2. If assets are subject to a probate estate, there are several exemptions to the Estate Recovery law such as those relating to farm property and other income producing property. There is also an exemption based upon 50% of the average price of all the homes in the county where the Medicaid recipient’s home is located. Additionally, there are exemptions for persons living in the home such as a spouse or a child (blind or disabled) as well as exemptions for a “caretaker relative” and some joint owners provided they live in the home.
3. Any recovery is capped at the actual cost of Medicaid medical services paid for on behalf of the recipient, without interest.
4. No Estate Recovery program will be implemented until “approval of the federal government is obtained.”
What people need to do about Estate Recovery?
If an individual or their spouse is receiving long term care Medicaid benefits, or expects to be receiving long term care Medicaid benefits, they should have their estate plan established or reviewed to make sure the assets are set up in such a way to avoid being subject to Estate Recovery. In other words, plan if you haven’t and if you have, have your plan reviewed by an experienced elder law attorney.
What Does This All Mean and What Should People Do?
It should be obvious that the message out of Michigan and our Nation’s Capitol is to plan and plan early or you will have to “go it” on your own. Please remember and understand, although Estate Recovery threatens one’s home and changes to the Medicaid rules enacted this year dramatically alter the “Medicaid Planning” landscape, there remains many viable planning techniques for people seeking to “protect assets” and qualify for Medicaid assistance while preserving the greatest quality of care.
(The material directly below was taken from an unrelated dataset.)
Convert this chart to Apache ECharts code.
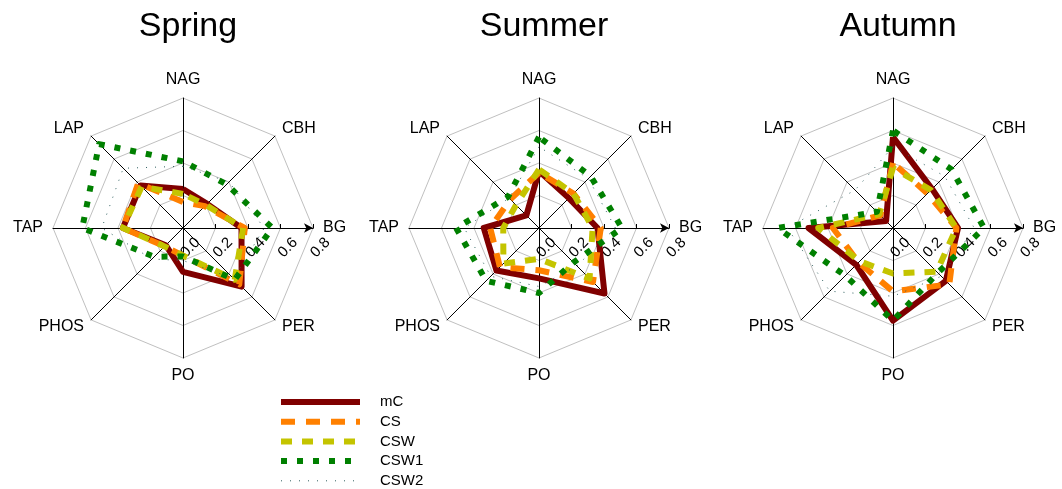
<!DOCTYPE html>
<html>
<head>
<meta charset="utf-8">
<script src="https://cdn.jsdelivr.net/npm/echarts@6/dist/echarts.min.js"></script>
<style>
  html, body { margin: 0; padding: 0; background: #fff; }
  #chart { width: 1062px; height: 489px; }
</style>
</head>
<body>
<div id="chart"></div>
<script>
// Enzymes, listed clockwise starting at the top of each radar
const enzymes = ['NAG', 'CBH', 'BG', 'PER', 'PO', 'PHOS', 'TAP', 'LAP'];
const seasons = ['Spring', 'Summer', 'Autumn'];
const treatments = ['mC', 'CS', 'CSW', 'CSW1', 'CSW2'];
const radialTicks = [0, 0.2, 0.4, 0.6, 0.8];

// Relative enzyme activities (same enzyme order as above)
const springMC   = [0.24, 0.21, 0.36, 0.51, 0.27, 0.15, 0.37, 0.37];
const springCS   = [0.16, 0.19, 0.38, 0.49, 0.17, 0.16, 0.37, 0.39];
const springCSW  = [0.21, 0.20, 0.37, 0.45, 0.17, 0.16, 0.37, 0.36];
const springCSW1 = [0.41, 0.38, 0.55, 0.45, 0.175, 0.25, 0.62, 0.73];
const springCSW2 = [0.38, 0.40, 0.50, 0.44, 0.20, 0.27, 0.50, 0.52];

const summerMC   = [0.35, 0.26, 0.36, 0.57, 0.31, 0.37, 0.34, 0.11];
const summerCS   = [0.34, 0.30, 0.38, 0.47, 0.26, 0.34, 0.30, 0.25];
const summerCSW  = [0.36, 0.30, 0.33, 0.44, 0.19, 0.31, 0.22, 0.20];
const summerCSW1 = [0.56, 0.45, 0.51, 0.30, 0.40, 0.46, 0.51, 0.27];
const summerCSW2 = [0.50, 0.43, 0.47, 0.33, 0.36, 0.42, 0.46, 0.26];

const autumnMC   = [0.56, 0.34, 0.40, 0.46, 0.57, 0.32, 0.52, 0.06];
const autumnCS   = [0.40, 0.30, 0.39, 0.49, 0.39, 0.30, 0.37, 0.11];
const autumnCSW  = [0.37, 0.33, 0.39, 0.38, 0.28, 0.29, 0.46, 0.12];
const autumnCSW1 = [0.60, 0.51, 0.56, 0.39, 0.57, 0.415, 0.71, 0.14];
const autumnCSW2 = [0.50, 0.45, 0.50, 0.42, 0.42, 0.55, 0.65, 0.33];

const seasonData = [
  [springMC, springCS, springCSW, springCSW1, springCSW2],
  [summerMC, summerCS, summerCSW, summerCSW1, summerCSW2],
  [autumnMC, autumnCS, autumnCSW, autumnCSW1, autumnCSW2]
];

// Layout and styling
const FONT = "'Liberation Sans', Arial, sans-serif";
const centersX = [183, 539, 893];
const centerY = 228;
const R = 130;
const lineStyles = [
  { color: '#800000', width: 6, type: 'solid' },
  { color: '#ff8000', width: 6, type: [14, 11] },
  { color: '#c4c400', width: 6, type: [11, 10] },
  { color: '#008000', width: 6, type: [6, 10] },
  { color: '#2f5f5f', width: 1, type: [1, 8] }
];

// ECharts lays radar indicators out counter-clockwise; reorder the clockwise list.
const ccwOrder = [0, 7, 6, 5, 4, 3, 2, 1];
const rMax = radialTicks[radialTicks.length - 1];
const rStep = radialTicks[1] - radialTicks[0];

const radar = centersX.map(cx => ({
  center: [cx, centerY],
  radius: R,
  startAngle: 90,
  shape: 'polygon',
  splitNumber: radialTicks.length - 1,
  indicator: ccwOrder.map(k => ({ name: enzymes[k], min: 0, max: rMax })),
  nameGap: 10,
  axisName: { color: '#000', fontSize: 16, fontFamily: FONT },
  axisLine: { lineStyle: { color: '#000', width: 1 } },
  splitLine: { lineStyle: { color: '#c0c0c0', width: 1 } },
  splitArea: { show: false },
  axisTick: { show: false },
  axisLabel: { show: false }
}));

// A polar overlay supplies the labelled value axis along BG
const polar = centersX.map(cx => ({ center: [cx, centerY], radius: R }));
const angleAxis = centersX.map((cx, i) => ({
  polarIndex: i, type: 'value', startAngle: 0, min: 0, max: 360, show: false
}));
const radiusAxis = centersX.map((cx, i) => ({
  polarIndex: i, type: 'value', min: 0, max: rMax, interval: rStep,
  axisLine: { show: true, lineStyle: { color: '#000', width: 1 }, symbol: ['none', 'arrow'], symbolSize: [7, 9] },
  axisTick: { show: true, length: 4, lineStyle: { color: '#000' } },
  axisLabel: {
    show: true, rotate: 45, align: 'left', verticalAlign: 'middle', margin: -27,
    fontSize: 15, color: '#000', fontFamily: FONT,
    formatter: v => v.toFixed(1)
  },
  splitLine: { show: false }
}));

const series = [];
seasonData.forEach((groups, s) => {
  groups.forEach((vals, t) => {
    series.push({
      type: 'radar',
      radarIndex: s,
      name: treatments[t],
      symbol: 'none',
      silent: true,
      lineStyle: lineStyles[t],
      data: [{ value: ccwOrder.map(k => vals[k]), name: treatments[t] }]
    });
  });
});

const title = seasons.map((name, i) => ({
  text: name,
  left: centersX[i],
  top: 5,
  textAlign: 'center',
  textStyle: { fontSize: 34, fontWeight: 'normal', color: '#000', fontFamily: FONT }
}));

// Key drawn beneath the radars
const keyTop = 402, keyStep = 19.7;
const graphic = [];
treatments.forEach((name, i) => {
  const ls = lineStyles[i];
  const y = keyTop + i * keyStep;
  graphic.push({
    type: 'line', silent: true,
    shape: { x1: 281, y1: y, x2: 360, y2: y },
    style: { stroke: ls.color, lineWidth: ls.width, lineDash: ls.type === 'solid' ? null : ls.type }
  });
  graphic.push({
    type: 'text', silent: true, x: 380, y: y,
    style: { text: name, fill: '#000', font: '15px ' + FONT, verticalAlign: 'middle', align: 'left' }
  });
});

const chart = echarts.init(document.getElementById('chart'));
chart.setOption({
  animation: false,
  backgroundColor: '#fff',
  title, radar, polar, angleAxis, radiusAxis, series, graphic
});
</script>
</body>
</html>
FINALLY Watch Out for Scams
The passage of Estate Recovery and the new laws will give rise to new scams. Unscrupulous individuals will use this news to try to scare senior citizens into purchasing products that are not in their best interests. Individuals over age 55 can expect to be invited to more seminars and to be solicited by the usual suspects: annuity salespeople, reverse mortgage brokers and “living trust” mill operators – each of whom may claim that Estate Recovery is another reason to purchase their products. Before making any financial or legal decision regarding the impact of Estate Recovery, individuals should consult with a qualified trusted advisor with whom they have an established relationship. Individuals should avoid falling victim to high-pressure scare tactics.
We at The Center for Elder Law have provided this bulletin for “informational purposes” only and should not be relied upon as “legal advice.” Nothing transmitted from this bulletin shall constitute the establishment of an attorney/client relationship or legal advice. REMEMBER, when dealing with any legal matter, do not rely on this bulletin without first seeking the advise of an attorney about your particular situation and facts, and no person should rely upon or act in any way upon legal information or advice, unless it is received from a duly licensed attorney, in the context of an attorney/client relationship.